I feel like I’ve entered a completely different world. It’s the world of church planting. I’ve been here before so I didn’t think this would be this unfamiliar. But maybe I’ve just forgotten the awkwardness of those early years. When you first plant a church, there aren’t many of you. I remember wearing many hats and not all fit well! I would be asked on Sunday mornings to do all kinds of tasks- from counseling women with deeply hurting hearts to please making sure I had a bigger trash can in a better spot in the women’s restroom next week! You get to know your people and their preferences really fast!


As we are looking to build the core team right now, people are checking us out to see if they want to be a part of this new church. We are praying and wondering who God is going to bring. We need people to pray, serve, care, bring others and hopefully become lifelong friends as we watch God do what only He can do! Tonight we got the question, “Why would you want to start a church?

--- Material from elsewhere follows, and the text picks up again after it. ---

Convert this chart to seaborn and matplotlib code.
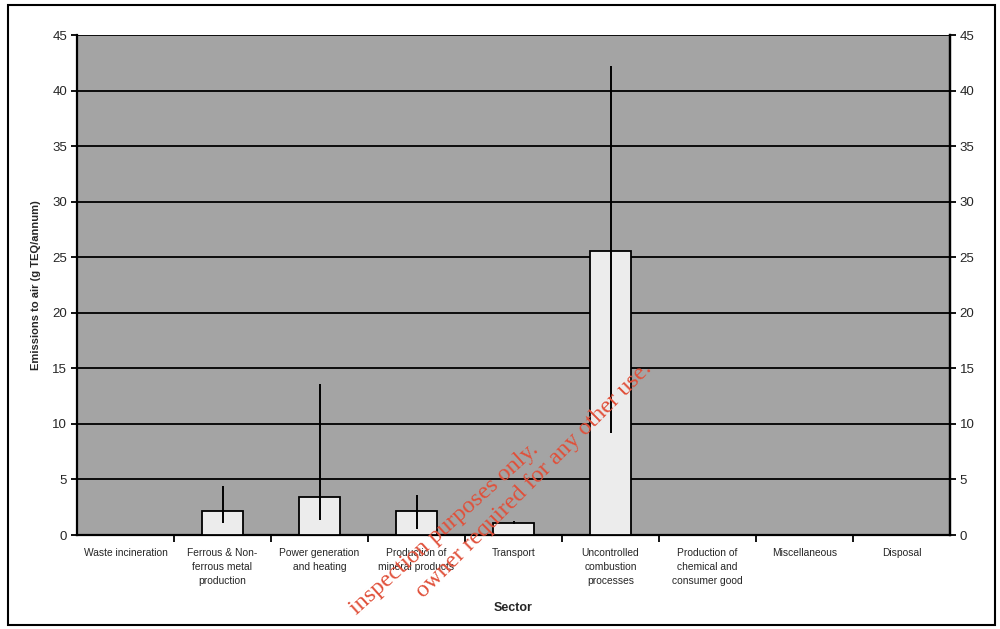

That seems so extreme.” Let me try and explain.


Maybe because every church we love and now attend had to be started somewhere by someone.


Maybe because roughly 3,500-4,000 churches close each year in the United States.


Maybe because new churches reach 6-8 times more unchurched people than established churches.


Maybe because it takes approximately 1 church per 1,000 people for adequate presence in a community.


Maybe because church attendance as a percentage of population has been in decline in the US.


Maybe because places like St Johns County, Florida that are experiencing rapid population growth need new churches to maintain the same church-to-population ratio


Maybe because studies show that areas with higher church density tend to have lower rates of crime and higher rates of community well-being


Maybe because the church we planted in Granger, IN, Gospel City Church, was the most life changing experience for me and others that I’ve ever seen!


People would often say that Jesus was baked into the walls at Gospel City. They felt His presence as they walked through the door. As we worshiped, opened our Bibles to hear what God wanted to say to His church, as we loved and cared for the people God brought, and they loved and cared for us, God began to change a whole community of people for His glory.


Miraculously, Gospel City planted 8 other churches in our 13 years there. Those 8 churches are also planting churches. In the thirty years that we have been in ministry, church planting has had the most kingdom impact than anything else we have experienced. The lives changed are a testimony to what God can do when people take Him at His Word. He will build His church and the gates of hell will not prevail against it. (Matthew 16:18)


Is planting a church extreme? Maybe, but I know a God who went to extreme measures to seek and save me. Jesus left the perfection of heaven to come and plant himself here in this fallen world for 33 years in a human body. He lived a perfect life because He needed to live out the perfection of all who would become His. Jesus died a painful death on a cross and absorbed God’s wrath for all the sin that all of His children have and will commit. Jesus became sin for any who will repent and believe so that in Him, those people will become the righteousness of God. ( 2 Corinthians 5:21)


Is church planting extreme? Yes! It’s extremely important.